» **DATA LINES**
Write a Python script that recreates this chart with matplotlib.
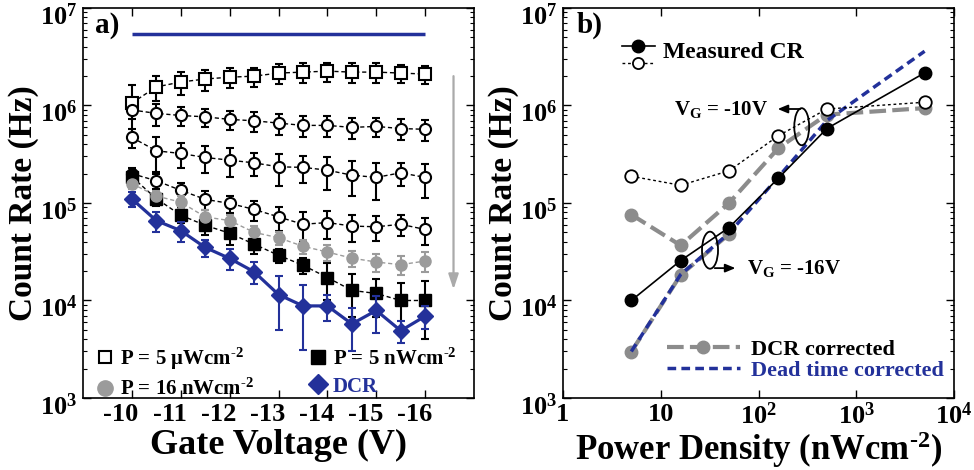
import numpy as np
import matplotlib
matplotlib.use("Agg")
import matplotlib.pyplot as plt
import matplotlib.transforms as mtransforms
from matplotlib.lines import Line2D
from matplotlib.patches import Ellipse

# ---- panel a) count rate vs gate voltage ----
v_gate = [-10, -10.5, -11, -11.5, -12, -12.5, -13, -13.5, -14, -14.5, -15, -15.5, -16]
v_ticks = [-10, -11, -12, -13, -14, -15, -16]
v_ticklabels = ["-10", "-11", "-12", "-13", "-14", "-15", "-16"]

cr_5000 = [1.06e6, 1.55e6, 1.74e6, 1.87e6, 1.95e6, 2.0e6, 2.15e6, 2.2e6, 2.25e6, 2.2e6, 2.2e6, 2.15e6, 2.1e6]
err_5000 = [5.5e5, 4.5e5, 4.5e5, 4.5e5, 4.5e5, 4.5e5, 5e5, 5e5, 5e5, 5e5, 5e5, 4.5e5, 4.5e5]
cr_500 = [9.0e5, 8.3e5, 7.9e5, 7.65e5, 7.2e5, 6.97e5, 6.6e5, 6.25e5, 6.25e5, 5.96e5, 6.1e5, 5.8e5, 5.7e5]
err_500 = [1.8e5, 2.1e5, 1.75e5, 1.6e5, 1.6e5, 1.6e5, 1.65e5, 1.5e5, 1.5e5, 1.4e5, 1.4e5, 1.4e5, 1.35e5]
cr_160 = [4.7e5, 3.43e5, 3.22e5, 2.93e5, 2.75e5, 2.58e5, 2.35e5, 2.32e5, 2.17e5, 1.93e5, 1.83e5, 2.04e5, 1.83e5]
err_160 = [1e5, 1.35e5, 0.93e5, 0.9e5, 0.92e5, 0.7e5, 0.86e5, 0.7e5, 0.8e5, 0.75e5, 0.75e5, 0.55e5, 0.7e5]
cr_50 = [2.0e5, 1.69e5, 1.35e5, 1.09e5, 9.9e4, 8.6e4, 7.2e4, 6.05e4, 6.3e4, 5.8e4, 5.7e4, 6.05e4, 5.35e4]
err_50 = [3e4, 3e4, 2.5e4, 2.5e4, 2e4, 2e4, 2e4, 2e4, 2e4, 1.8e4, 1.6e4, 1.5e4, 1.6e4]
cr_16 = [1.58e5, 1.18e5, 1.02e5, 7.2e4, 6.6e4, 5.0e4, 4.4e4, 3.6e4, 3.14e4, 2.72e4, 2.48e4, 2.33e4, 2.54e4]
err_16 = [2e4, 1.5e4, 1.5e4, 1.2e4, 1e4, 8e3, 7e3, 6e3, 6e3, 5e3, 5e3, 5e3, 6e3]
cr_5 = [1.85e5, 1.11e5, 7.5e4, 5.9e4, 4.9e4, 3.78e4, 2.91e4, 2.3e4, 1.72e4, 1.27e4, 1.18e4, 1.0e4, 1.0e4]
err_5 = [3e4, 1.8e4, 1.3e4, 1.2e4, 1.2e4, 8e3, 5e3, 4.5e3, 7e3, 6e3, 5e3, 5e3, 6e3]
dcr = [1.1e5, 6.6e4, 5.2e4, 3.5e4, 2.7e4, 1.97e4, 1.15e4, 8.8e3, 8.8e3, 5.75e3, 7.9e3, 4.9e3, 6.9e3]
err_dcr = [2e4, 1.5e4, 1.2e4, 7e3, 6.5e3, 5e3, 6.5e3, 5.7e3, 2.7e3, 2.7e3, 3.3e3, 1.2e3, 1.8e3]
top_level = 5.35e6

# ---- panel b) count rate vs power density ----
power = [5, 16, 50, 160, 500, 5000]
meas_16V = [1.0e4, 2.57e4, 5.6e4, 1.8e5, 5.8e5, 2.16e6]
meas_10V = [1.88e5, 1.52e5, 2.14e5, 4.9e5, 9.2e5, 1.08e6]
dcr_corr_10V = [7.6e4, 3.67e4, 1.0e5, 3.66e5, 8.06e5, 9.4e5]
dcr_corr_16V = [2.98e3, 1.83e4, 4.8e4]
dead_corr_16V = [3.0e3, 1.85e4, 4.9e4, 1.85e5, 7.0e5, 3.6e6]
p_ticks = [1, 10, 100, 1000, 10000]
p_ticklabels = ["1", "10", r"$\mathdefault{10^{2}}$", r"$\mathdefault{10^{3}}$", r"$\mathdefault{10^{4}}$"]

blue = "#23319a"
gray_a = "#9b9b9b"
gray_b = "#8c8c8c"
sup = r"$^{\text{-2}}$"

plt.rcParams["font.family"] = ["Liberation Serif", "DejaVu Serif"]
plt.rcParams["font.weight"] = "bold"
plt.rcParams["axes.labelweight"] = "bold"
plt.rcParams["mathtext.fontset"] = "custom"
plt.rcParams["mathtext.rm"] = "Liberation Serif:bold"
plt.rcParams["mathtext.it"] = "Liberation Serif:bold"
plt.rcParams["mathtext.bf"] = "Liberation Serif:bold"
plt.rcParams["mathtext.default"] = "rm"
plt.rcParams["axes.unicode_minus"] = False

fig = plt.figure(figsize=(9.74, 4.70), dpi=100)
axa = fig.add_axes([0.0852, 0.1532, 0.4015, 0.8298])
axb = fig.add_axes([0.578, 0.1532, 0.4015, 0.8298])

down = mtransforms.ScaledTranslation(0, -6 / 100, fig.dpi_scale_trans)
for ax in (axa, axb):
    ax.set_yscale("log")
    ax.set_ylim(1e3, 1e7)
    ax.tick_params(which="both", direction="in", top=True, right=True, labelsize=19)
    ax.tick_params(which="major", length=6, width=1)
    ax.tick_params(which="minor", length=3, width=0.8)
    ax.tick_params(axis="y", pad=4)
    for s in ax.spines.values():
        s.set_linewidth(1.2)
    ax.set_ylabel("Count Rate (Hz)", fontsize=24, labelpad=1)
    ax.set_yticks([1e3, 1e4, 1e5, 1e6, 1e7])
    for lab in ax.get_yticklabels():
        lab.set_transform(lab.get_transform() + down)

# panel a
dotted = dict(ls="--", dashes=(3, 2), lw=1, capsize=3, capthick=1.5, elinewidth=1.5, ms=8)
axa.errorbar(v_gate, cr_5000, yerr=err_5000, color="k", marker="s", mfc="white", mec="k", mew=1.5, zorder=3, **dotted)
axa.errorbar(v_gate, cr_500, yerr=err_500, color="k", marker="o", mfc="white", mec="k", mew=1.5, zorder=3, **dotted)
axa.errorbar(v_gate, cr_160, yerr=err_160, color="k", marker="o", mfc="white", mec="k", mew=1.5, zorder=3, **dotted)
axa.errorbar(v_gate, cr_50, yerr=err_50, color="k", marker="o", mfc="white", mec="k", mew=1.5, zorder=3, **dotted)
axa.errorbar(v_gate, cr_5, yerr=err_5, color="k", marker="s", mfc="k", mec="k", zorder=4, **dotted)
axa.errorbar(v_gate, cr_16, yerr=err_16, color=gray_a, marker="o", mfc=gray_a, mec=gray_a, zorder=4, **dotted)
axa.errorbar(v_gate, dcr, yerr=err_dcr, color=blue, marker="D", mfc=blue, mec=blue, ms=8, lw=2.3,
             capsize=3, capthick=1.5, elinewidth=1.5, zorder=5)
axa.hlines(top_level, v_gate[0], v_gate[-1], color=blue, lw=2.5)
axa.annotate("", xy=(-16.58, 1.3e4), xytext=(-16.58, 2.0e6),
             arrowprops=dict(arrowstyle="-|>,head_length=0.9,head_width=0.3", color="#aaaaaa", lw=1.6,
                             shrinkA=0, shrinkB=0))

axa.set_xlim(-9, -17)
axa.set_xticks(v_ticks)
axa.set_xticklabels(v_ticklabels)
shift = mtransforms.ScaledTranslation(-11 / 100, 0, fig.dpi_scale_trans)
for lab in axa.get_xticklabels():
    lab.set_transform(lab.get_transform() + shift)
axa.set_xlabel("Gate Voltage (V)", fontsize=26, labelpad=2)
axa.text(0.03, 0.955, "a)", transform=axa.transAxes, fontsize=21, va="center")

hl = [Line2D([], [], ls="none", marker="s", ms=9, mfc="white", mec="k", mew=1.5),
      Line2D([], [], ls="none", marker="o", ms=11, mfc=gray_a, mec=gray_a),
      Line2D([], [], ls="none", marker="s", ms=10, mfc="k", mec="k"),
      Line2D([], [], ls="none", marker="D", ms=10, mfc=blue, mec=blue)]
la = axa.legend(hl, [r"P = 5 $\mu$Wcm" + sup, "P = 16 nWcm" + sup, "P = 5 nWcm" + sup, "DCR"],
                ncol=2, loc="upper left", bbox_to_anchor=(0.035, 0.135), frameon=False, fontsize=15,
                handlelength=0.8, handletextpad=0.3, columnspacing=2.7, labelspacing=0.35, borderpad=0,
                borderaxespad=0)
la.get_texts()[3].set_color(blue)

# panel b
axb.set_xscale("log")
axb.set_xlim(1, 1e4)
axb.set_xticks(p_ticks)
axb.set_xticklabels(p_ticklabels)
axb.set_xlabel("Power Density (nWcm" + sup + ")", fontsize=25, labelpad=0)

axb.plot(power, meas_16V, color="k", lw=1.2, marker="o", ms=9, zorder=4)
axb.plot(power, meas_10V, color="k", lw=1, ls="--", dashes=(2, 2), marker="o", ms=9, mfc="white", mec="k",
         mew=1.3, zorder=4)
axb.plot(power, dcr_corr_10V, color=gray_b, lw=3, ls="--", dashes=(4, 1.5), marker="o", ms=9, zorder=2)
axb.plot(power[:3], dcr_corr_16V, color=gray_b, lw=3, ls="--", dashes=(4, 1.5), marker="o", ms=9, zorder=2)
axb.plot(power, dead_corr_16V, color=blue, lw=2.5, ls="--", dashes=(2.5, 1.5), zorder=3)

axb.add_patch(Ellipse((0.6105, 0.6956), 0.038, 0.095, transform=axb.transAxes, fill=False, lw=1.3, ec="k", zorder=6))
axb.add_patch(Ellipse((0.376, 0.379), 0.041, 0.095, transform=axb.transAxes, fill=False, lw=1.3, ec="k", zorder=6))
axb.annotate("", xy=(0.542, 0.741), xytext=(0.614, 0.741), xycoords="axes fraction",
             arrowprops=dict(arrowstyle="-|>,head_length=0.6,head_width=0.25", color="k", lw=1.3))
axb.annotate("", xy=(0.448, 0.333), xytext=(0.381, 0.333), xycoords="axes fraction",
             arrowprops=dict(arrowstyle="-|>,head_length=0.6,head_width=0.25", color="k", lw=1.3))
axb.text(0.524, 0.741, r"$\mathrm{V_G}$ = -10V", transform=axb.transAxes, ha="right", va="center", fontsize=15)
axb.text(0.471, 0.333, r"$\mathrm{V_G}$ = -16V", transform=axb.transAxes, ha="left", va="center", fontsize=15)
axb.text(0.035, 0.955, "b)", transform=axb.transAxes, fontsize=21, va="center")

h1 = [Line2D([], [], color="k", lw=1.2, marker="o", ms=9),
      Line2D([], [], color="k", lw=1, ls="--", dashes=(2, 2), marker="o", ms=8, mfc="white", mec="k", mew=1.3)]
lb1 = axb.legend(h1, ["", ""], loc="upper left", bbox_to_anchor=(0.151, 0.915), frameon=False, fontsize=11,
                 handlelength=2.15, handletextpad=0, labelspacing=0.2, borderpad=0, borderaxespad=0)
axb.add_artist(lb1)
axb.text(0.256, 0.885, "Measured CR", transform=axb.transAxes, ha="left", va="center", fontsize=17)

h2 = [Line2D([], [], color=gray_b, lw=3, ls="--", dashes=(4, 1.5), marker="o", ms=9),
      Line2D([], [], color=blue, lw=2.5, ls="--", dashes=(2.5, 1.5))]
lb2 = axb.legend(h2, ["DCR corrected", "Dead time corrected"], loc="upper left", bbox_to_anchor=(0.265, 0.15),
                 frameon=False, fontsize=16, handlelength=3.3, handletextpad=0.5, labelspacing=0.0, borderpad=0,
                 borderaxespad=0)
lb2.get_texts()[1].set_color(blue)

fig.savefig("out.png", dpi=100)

» **THE REQUEST**
Everything from the top line of the data down to and including the line with "from matplotlib.patches import Ellipse" is to be copied, except the pictures.

» **EXPECTED OUTPUT**
Write a Python script that recreates this chart with matplotlib.
import numpy as np
import matplotlib
matplotlib.use("Agg")
import matplotlib.pyplot as plt
import matplotlib.transforms as mtransforms
from matplotlib.lines import Line2D
from matplotlib.patches import Ellipse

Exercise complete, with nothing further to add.